begin ENTRIES

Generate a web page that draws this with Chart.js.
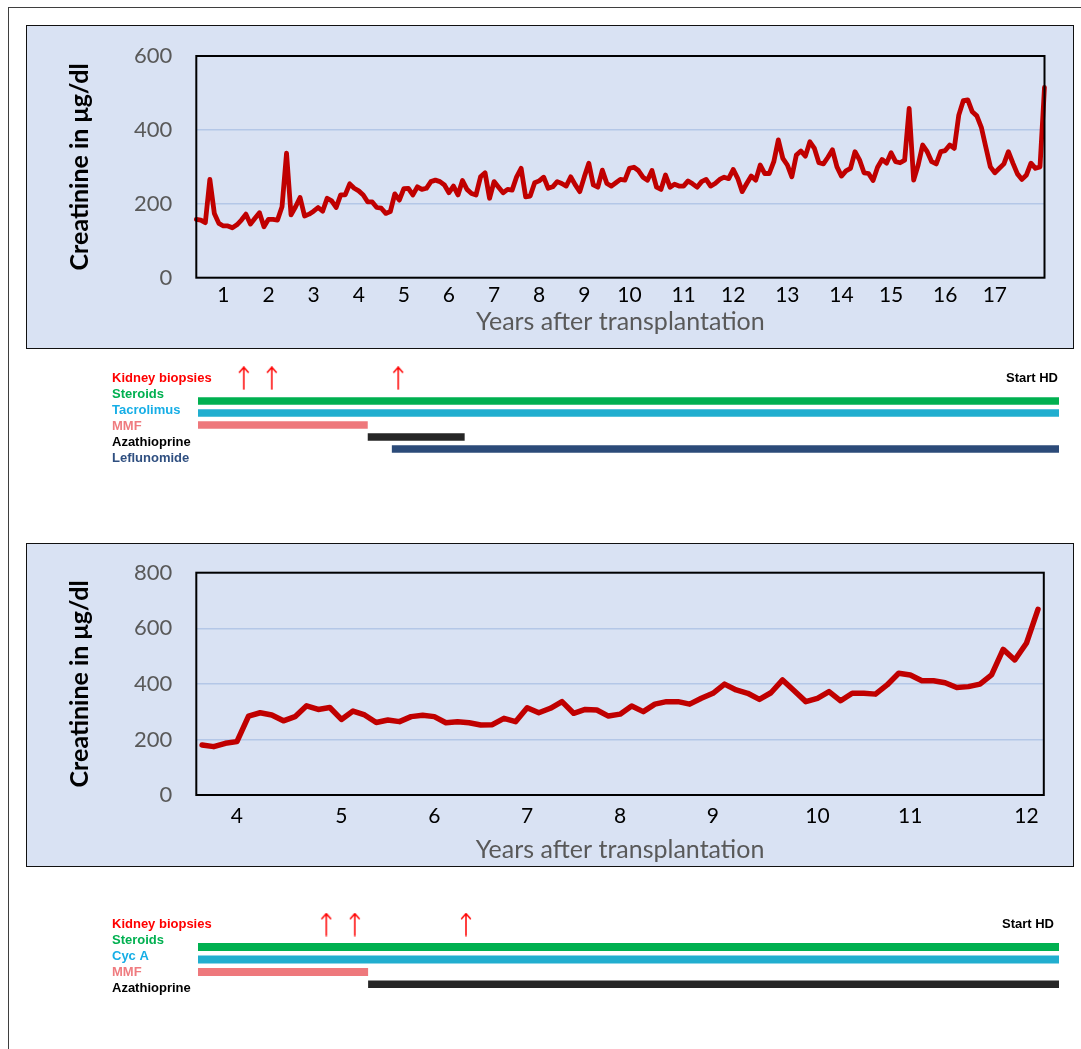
<!DOCTYPE html>
<html>
<head>
<meta charset="utf-8">
<title>Creatinine after transplantation</title>
<script src="https://cdn.jsdelivr.net/npm/chart.js@4.4.1/dist/chart.umd.min.js"></script>
<style>
  html, body { margin: 0; padding: 0; background: #fff; }
  body { width: 1081px; height: 1049px; position: relative; overflow: hidden; }
  .frame { position: absolute; left: 8px; top: 7px; width: 1200px; height: 1200px;
           border-top: 1px solid #3f3f3f; border-left: 1px solid #3f3f3f; }
  .panel { position: absolute; left: 26px; width: 1048px; height: 324px; box-sizing: border-box;
           background: #d9e2f3; border: 1.5px solid #111; }
  canvas { position: absolute; }
</style>
</head>
<body>
<div class="frame"></div>
<div class="panel" style="top:25px"></div>
<div class="panel" style="top:543px"></div>
<canvas id="creat1" width="1048" height="324" style="left:26px;top:25px"></canvas>
<canvas id="therapy1" width="969" height="120" style="left:112px;top:355px"></canvas>
<canvas id="creat2" width="1048" height="324" style="left:26px;top:543px"></canvas>
<canvas id="therapy2" width="969" height="120" style="left:112px;top:895px"></canvas>
<script>
"use strict";

// ---- data: patient 1 (upper chart) ----
const creatinine1 = [
    158, 156, 149, 266, 174, 147, 140, 140, 135, 143,
    156, 172, 145, 161, 176, 138, 158, 158, 156, 192,
    337, 170, 192, 217, 167, 172, 180, 190, 180, 215,
    208, 190, 224, 224, 254, 242, 235, 224, 205, 205,
    190, 188, 174, 179, 227, 210, 241, 242, 224, 246,
    239, 242, 260, 264, 260, 251, 230, 248, 224, 263,
    239, 228, 224, 273, 284, 215, 260, 245, 230, 239,
    237, 273, 296, 219, 221, 257, 262, 272, 242, 246,
    260, 255, 248, 273, 251, 233, 273, 310, 251, 245,
    291, 255, 248, 257, 266, 264, 296, 299, 290, 272,
    264, 290, 245, 239, 278, 245, 253, 248, 248, 262,
    254, 245, 260, 266, 248, 255, 266, 272, 268, 293,
    269, 233, 255, 275, 264, 305, 282, 282, 314, 373,
    323, 305, 273, 332, 343, 329, 368, 350, 311, 308,
    326, 346, 300, 275, 289, 296, 341, 319, 284, 282,
    263, 299, 320, 310, 338, 314, 311, 318, 458, 264,
    305, 359, 341, 314, 308, 341, 344, 359, 350, 440,
    479, 481, 449, 438, 407, 353, 300, 284, 296, 308,
    341, 310, 281, 266, 278, 310, 296, 300, 515
];
const yearTickIndex1 = [6, 16, 26, 36, 46, 56, 66, 76, 86, 96, 108, 119, 131, 143, 154, 166, 177];
const yearTickText1 = ["1", "2", "3", "4", "5", "6", "7", "8", "9", "10", "11", "12", "13", "14", "15", "16", "17"];

const therapyRows1 = ["Kidney biopsies", "Steroids", "Tacrolimus", "MMF", "Azathioprine", "Leflunomide"];
const therapyStart1 = [0.5, 0.5, 0.5, 3.95, 4.44];
const therapyEnd1 = [18, 18, 3.95, 5.92, 18];
const biopsyYears1 = [1.43, 2.0, 4.57];

// ---- data: patient 2 (lower chart) ----
const creatinine2 = [
    180, 174, 186, 192, 284, 296, 288, 267, 282, 321,
    308, 315, 272, 302, 288, 261, 270, 264, 282, 287,
    282, 260, 264, 260, 252, 253, 276, 264, 314, 296,
    312, 336, 294, 308, 306, 284, 291, 320, 300, 327,
    336, 336, 327, 348, 366, 399, 378, 366, 344, 368,
    414, 375, 336, 348, 372, 339, 366, 366, 363, 396,
    438, 432, 411, 411, 404, 387, 390, 399, 432, 524,
    486, 546, 668
];
const yearTickIndex2 = [3, 12, 20, 28, 36, 44, 53, 61, 71];
const yearTickText2 = ["4", "5", "6", "7", "8", "9", "10", "11", "12"];

const therapyRows2 = ["Kidney biopsies", "Steroids", "Cyc A", "MMF", "Azathioprine"];
const therapyStart2 = [3.6, 3.6, 3.6, 5.39];
const therapyEnd2 = [12.66, 12.66, 5.39, 12.67];
const biopsyYears2 = [4.95, 5.25, 6.42];

// ---- styles ----
const FONT = "Lato, 'Open Sans', sans-serif";
const LABEL_FONT = "'Liberation Sans', Arial, sans-serif";
const rowTextColors = {
    "Kidney biopsies": "#ff0000",
    "Steroids": "#00b050",
    "Tacrolimus": "#16aee6",
    "Cyc A": "#16aee6",
    "MMF": "#ef7b7f",
    "Azathioprine": "#000000",
    "Leflunomide": "#2f4f80"
};
const barColors = {
    "Steroids": "#00b050",
    "Tacrolimus": "#21aecf",
    "Cyc A": "#21aecf",
    "MMF": "#ee787c",
    "Azathioprine": "#262626",
    "Leflunomide": "#2c4b79"
};

/** black frame around the plot area (Excel style) */
const plotFramePlugin = {
    id: "plotFrame",
    afterDraw(chart) {
        const { ctx, chartArea: a } = chart;
        ctx.save();
        ctx.strokeStyle = "#000";
        ctx.lineWidth = 2;
        ctx.strokeRect(a.left, a.top, a.right - a.left, a.bottom - a.top);
        ctx.restore();
    }
};

/** creatinine line chart, year labels only at some categories */
function makeCreatinineChart(canvasId, values, tickIndex, tickText, yMax, o) {
    const labels = values.map(() => "");
    tickIndex.forEach((idx, k) => { labels[idx] = tickText[k]; });

    return new Chart(document.getElementById(canvasId), {
        type: "line",
        data: {
            labels: labels,
            datasets: [{
                data: values,
                borderColor: "#c00000",
                borderWidth: o.lineWidth,
                borderJoinStyle: "round",
                borderCapStyle: "round",
                pointRadius: 0,
                tension: 0
            }]
        },
        options: {
            responsive: false,
            animation: false,
            layout: { padding: { top: o.top, right: o.right, left: 0, bottom: 0 } },
            plugins: { legend: { display: false }, tooltip: { enabled: false } },
            scales: {
                x: {
                    offset: o.offset,
                    grid: { display: false, drawTicks: false },
                    border: { display: false },
                    ticks: {
                        autoSkip: false, maxRotation: 0, minRotation: 0,
                        padding: o.xTickPad, color: "#000",
                        font: { family: FONT, size: 21 }
                    },
                    title: {
                        display: true, text: "Years after transplantation", color: "#595959",
                        font: { family: FONT, size: 25, lineHeight: 1 },
                        padding: { top: 0, bottom: o.xTitlePad }
                    },
                    afterFit: (s) => { s.height = o.xAxisH; }
                },
                y: {
                    min: 0,
                    max: yMax,
                    ticks: { stepSize: 200, padding: 24, color: "#595959", font: { family: FONT, size: 22 } },
                    grid: { color: "#b4c7e7", lineWidth: 1.5, drawTicks: false },
                    border: { display: false },
                    title: {
                        display: true, text: "Creatinine in μg/dl", color: "#000",
                        font: { family: FONT, size: 25, weight: "bold", lineHeight: 1 },
                        padding: { top: 41.5, bottom: 0 }
                    },
                    afterFit: (s) => {
                        // fixed axis width, and no extra room for the top label
                        s.width = 170.3;
                        s.paddingTop = 0;
                        s.paddingBottom = 0;
                    }
                }
            }
        },
        plugins: [plotFramePlugin]
    });
}

/** small red up-arrow used as point style for biopsies */
function makeArrow(color) {
    const c = document.createElement("canvas");
    c.width = 12;
    c.height = 24;
    const g = c.getContext("2d");
    g.strokeStyle = color;
    g.lineWidth = 1.5;
    g.beginPath();
    g.moveTo(6, 23.5);
    g.lineTo(6, 1);
    g.moveTo(1.2, 6.5);
    g.lineTo(6, 1);
    g.lineTo(10.8, 6.5);
    g.stroke();
    return c;
}

/** therapy time line: label rows on the left, drug bars, biopsy arrows */
function makeTherapyChart(canvasId, rows, starts, ends, biopsies, o) {
    const drugs = rows.slice(1);
    const datasets = drugs.map((name, j) => ({
        data: [{ x: starts[j], y: j + 1 }, { x: ends[j], y: j + 1 }],
        yAxisID: "yb",
        showLine: true,
        borderColor: barColors[name],
        borderWidth: o.barWidth,
        borderCapStyle: "butt",
        pointRadius: 0
    }));
    datasets.push({
        data: biopsies.map((t) => ({ x: t, y: rows[0] })),
        yAxisID: "yl",
        pointStyle: makeArrow("#ff0000"),
        pointRadius: 6,
        clip: false
    });

    const rightLabels = rows.map((r, i) => (i === 0 ? "Start HD" : ""));
    const labelFont = { family: LABEL_FONT, size: 13, weight: "bold" };

    return new Chart(document.getElementById(canvasId), {
        type: "scatter",
        data: { datasets: datasets },
        options: {
            responsive: false,
            animation: false,
            layout: { padding: { top: o.top, bottom: o.bottom, left: 86, right: o.right } },
            plugins: { legend: { display: false }, tooltip: { enabled: false } },
            scales: {
                x: { type: "linear", display: false, min: o.xMin, max: o.xMax },
                yb: { type: "linear", display: false, reverse: true, min: o.laneMin, max: o.laneMax },
                yl: {
                    type: "category",
                    position: "left",
                    labels: rows,
                    offset: false,
                    grid: { display: false, drawTicks: false },
                    border: { display: false },
                    ticks: {
                        autoSkip: false,
                        mirror: true,
                        padding: -86,
                        color: (c) => rowTextColors[rows[c.index]],
                        font: labelFont
                    },
                    afterFit: (s) => { s.width = 0; }
                },
                yr: {
                    type: "category",
                    position: "right",
                    labels: rightLabels,
                    offset: false,
                    grid: { display: false, drawTicks: false },
                    border: { display: false },
                    ticks: {
                        autoSkip: false,
                        mirror: true,
                        padding: o.hdPad,
                        color: "#000",
                        font: labelFont
                    },
                    afterFit: (s) => { s.width = 0; }
                }
            }
        }
    });
}

makeCreatinineChart("creat1", creatinine1, yearTickIndex1, yearTickText1, 600, {
    lineWidth: 4.8, offset: false, top: 31, right: 29.5,
    xTickPad: 4.7, xTitlePad: 14.5, xAxisH: 71.3
});
makeCreatinineChart("creat2", creatinine2, yearTickIndex2, yearTickText2, 800, {
    lineWidth: 5.5, offset: true, top: 29.7, right: 30.2,
    xTickPad: 9.1, xTitlePad: 4.9, xAxisH: 72
});

makeTherapyChart("therapy1", therapyRows1, therapyStart1, therapyEnd1, biopsyYears1, {
    top: 23.2, bottom: 16.8, right: 22, xMin: 0.5, xMax: 18,
    laneMin: -0.9, laneMax: 5.767, barWidth: 7.5, hdPad: -1
});
makeTherapyChart("therapy2", therapyRows2, therapyStart2, therapyEnd2, biopsyYears2, {
    top: 29.6, bottom: 27, right: 22, xMin: 3.6, xMax: 12.66,
    laneMin: -0.792, laneMax: 4.28, barWidth: 8, hdPad: -5
});
</script>
</body>
</html>
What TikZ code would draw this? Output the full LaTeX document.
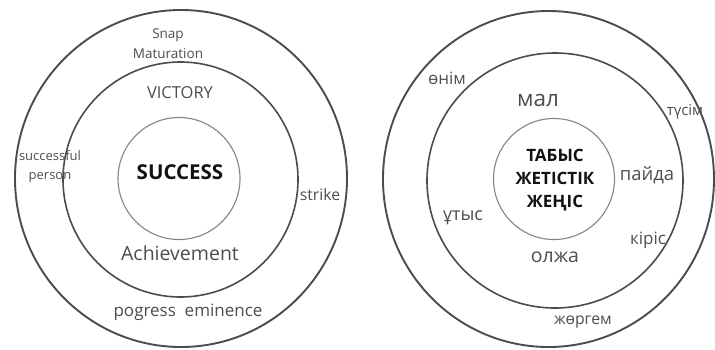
\documentclass[tikz,border=0pt]{standalone}
\usepackage{fontspec}
\setmainfont{Open Sans}
\definecolor{ringcol}{HTML}{4C4C4C}
\definecolor{corecol}{HTML}{858585}
\definecolor{labcol}{HTML}{4E4E4E}
\definecolor{headcol}{HTML}{121212}
\begin{document}
\begin{tikzpicture}[x=1pt,y=-1pt,
  outerring/.style={draw=ringcol,line width=1.9pt},
  midring/.style={draw=ringcol,line width=1.6pt},
  corering/.style={draw=corecol,line width=1.1pt},
  lab/.style={text=labcol,inner sep=0pt,anchor=center,align=center},
  head/.style={text=headcol,inner sep=0pt,anchor=center,align=center,font=\bfseries}]
\useasboundingbox (0,0) rectangle (715,349);
\fill[white] (0,0) rectangle (715,349);

% --- English rings ---
\draw[outerring] (181,178.5) ellipse [x radius=166,y radius=168.5];
\draw[midring] (180.5,179.5) circle [radius=117.5];
\draw[corering] (179,178.5) circle [radius=61];

\node[head,font=\bfseries\fontsize{20.5}{24}\selectfont] (success) at (180,172) {SUCCESS};
\node[lab,font=\fontsize{16.5}{20}\selectfont] (victory) at (180,93) {VICTORY};
\node[lab,font=\fontsize{19.5}{23}\selectfont] (achieve) at (180,253) {Achievement};
\node[lab,font=\fontsize{13.5}{20.5}\selectfont] (snap) at (168,43.5) {Snap\\Maturation};
\node[lab,font=\fontsize{13}{19}\selectfont] (person) at (50,166.5) {successful\\person};
\node[lab,font=\fontsize{15.8}{19}\selectfont] (strike) at (320,195) {strike};
\node[lab,font=\fontsize{17}{20}\selectfont] (progress) at (188,312) {pogress\ \ eminence};

% --- Kazakh rings ---
\draw[outerring] (548.5,179) ellipse [x radius=165.5,y radius=168];
\draw[midring] (555,180.5) ellipse [x radius=128,y radius=127.5];
\draw[corering] (554,179) circle [radius=60.5];

\node[head,font=\bfseries\fontsize{17}{23}\selectfont] (tabys) at (555,180) {ТАБЫС\\ЖЕТІСТІК\\ЖЕҢІС};
\node[lab,font=\fontsize{22.5}{26}\selectfont] (mal) at (538,100) {мал};
\node[lab,font=\fontsize{19.5}{22}\selectfont] (olzha) at (555,257) {олжа};
\node[lab,font=\fontsize{18.5}{22}\selectfont] (paida) at (647,175) {пайда};
\node[lab,font=\fontsize{17}{20}\selectfont] (kiris) at (648,240) {кіріс};
\node[lab,font=\fontsize{15}{18}\selectfont] (tusim) at (685,112) {түсім};
\node[lab,font=\fontsize{17}{20}\selectfont] (onim) at (447,78) {өнім};
\node[lab,font=\fontsize{18}{21}\selectfont] (utys) at (463,218) {ұтыс};
\node[lab,font=\fontsize{15.8}{19}\selectfont] (zhorgem) at (583,322) {жөргем};
\end{tikzpicture}
\end{document}
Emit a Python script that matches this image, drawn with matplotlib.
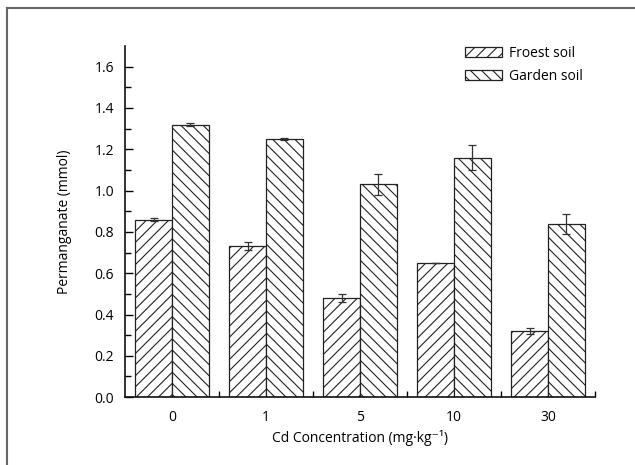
import matplotlib
matplotlib.use('Agg')
import matplotlib.pyplot as plt
from matplotlib.lines import Line2D
import numpy as np

plt.rcParams['font.family'] = ['Open Sans', 'DejaVu Sans']
plt.rcParams['hatch.linewidth'] = 0.8

cd_levels = ['0', '1', '5', '10', '30']
forest = [0.86, 0.73, 0.48, 0.65, 0.32]
forest_err = [0.005, 0.02, 0.02, 0.0, 0.015]
garden = [1.32, 1.25, 1.03, 1.16, 0.84]
garden_err = [0.008, 0.006, 0.05, 0.06, 0.048]

fig = plt.figure(figsize=(6.35, 4.65), dpi=100)
ax = fig.add_axes([0.197, 0.146, 0.740, 0.755])

x = np.arange(len(cd_levels))
w = 0.39
err_kw = dict(ecolor='#333333', elinewidth=0.9, capsize=3, capthick=0.9)

ax.bar(x - w / 2, forest, w, yerr=forest_err, color='white', edgecolor='#222222',
       linewidth=0.9, hatch='///', label='Froest soil', error_kw=err_kw)
ax.bar(x + w / 2, garden, w, yerr=garden_err, color='white', edgecolor='#222222',
       linewidth=0.9, hatch='\\\\\\', label='Garden soil', error_kw=err_kw)

ax.set_xlim(-0.5, len(cd_levels) - 0.5)
ax.set_ylim(0, 1.7)
ax.set_yticks(np.arange(0, 1.61, 0.2))
ax.set_yticklabels([f'{v:.1f}' for v in np.arange(0, 1.61, 0.2)])
ax.set_yticks(np.arange(0.1, 1.7, 0.2), minor=True)
ax.set_xticks(x)
ax.set_xticklabels(cd_levels)
ax.set_xticks(np.arange(0.5, len(cd_levels), 1.0), minor=True)

ax.tick_params(axis='y', which='major', direction='in', length=6, width=1, labelsize=10, pad=8)
ax.tick_params(axis='y', which='minor', direction='in', length=4, width=1)
ax.tick_params(axis='x', which='major', length=0, labelsize=10, pad=9)
ax.tick_params(axis='x', which='minor', direction='in', length=4, width=1)

for side in ['top', 'right']:
    ax.spines[side].set_visible(False)
for side in ['left', 'bottom']:
    ax.spines[side].set_linewidth(1.2)
    ax.spines[side].set_color('#111111')

ax.set_ylabel('Permanganate (mmol)', fontsize=10, labelpad=16)
ax.set_xlabel('Cd Concentration (mg·kg⁻¹)', fontsize=10, labelpad=4)

ax.legend(loc='upper left', bbox_to_anchor=(0.723, 1.0), frameon=False, fontsize=10,
          borderpad=0, borderaxespad=0, handlelength=2.7, handleheight=0.75,
          handletextpad=0.5, labelspacing=0.55)

# panel frame
fig.add_artist(Line2D([7 / 635, 7 / 635], [0, 1 - 8 / 465], color='#666666', lw=1.5))
fig.add_artist(Line2D([7 / 635, 1], [1 - 8 / 465, 1 - 8 / 465], color='#666666', lw=1.5))

fig.savefig('out.png', dpi=100)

end ENTRIES

→ WHAT IS EXPECTED
Retype, word for word, only the lines from the one containing "Emit a Python" through the one containing "elinewidth=0.9, capsize=3, capthick=0.9)", both included, and leave out any pictures.

→ ANSWER TO THE PROBLEM
Emit a Python script that matches this image, drawn with matplotlib.
import matplotlib
matplotlib.use('Agg')
import matplotlib.pyplot as plt
from matplotlib.lines import Line2D
import numpy as np

plt.rcParams['font.family'] = ['Open Sans', 'DejaVu Sans']
plt.rcParams['hatch.linewidth'] = 0.8

cd_levels = ['0', '1', '5', '10', '30']
forest = [0.86, 0.73, 0.48, 0.65, 0.32]
forest_err = [0.005, 0.02, 0.02, 0.0, 0.015]
garden = [1.32, 1.25, 1.03, 1.16, 0.84]
garden_err = [0.008, 0.006, 0.05, 0.06, 0.048]

fig = plt.figure(figsize=(6.35, 4.65), dpi=100)
ax = fig.add_axes([0.197, 0.146, 0.740, 0.755])

x = np.arange(len(cd_levels))
w = 0.39
err_kw = dict(ecolor='#333333', elinewidth=0.9, capsize=3, capthick=0.9)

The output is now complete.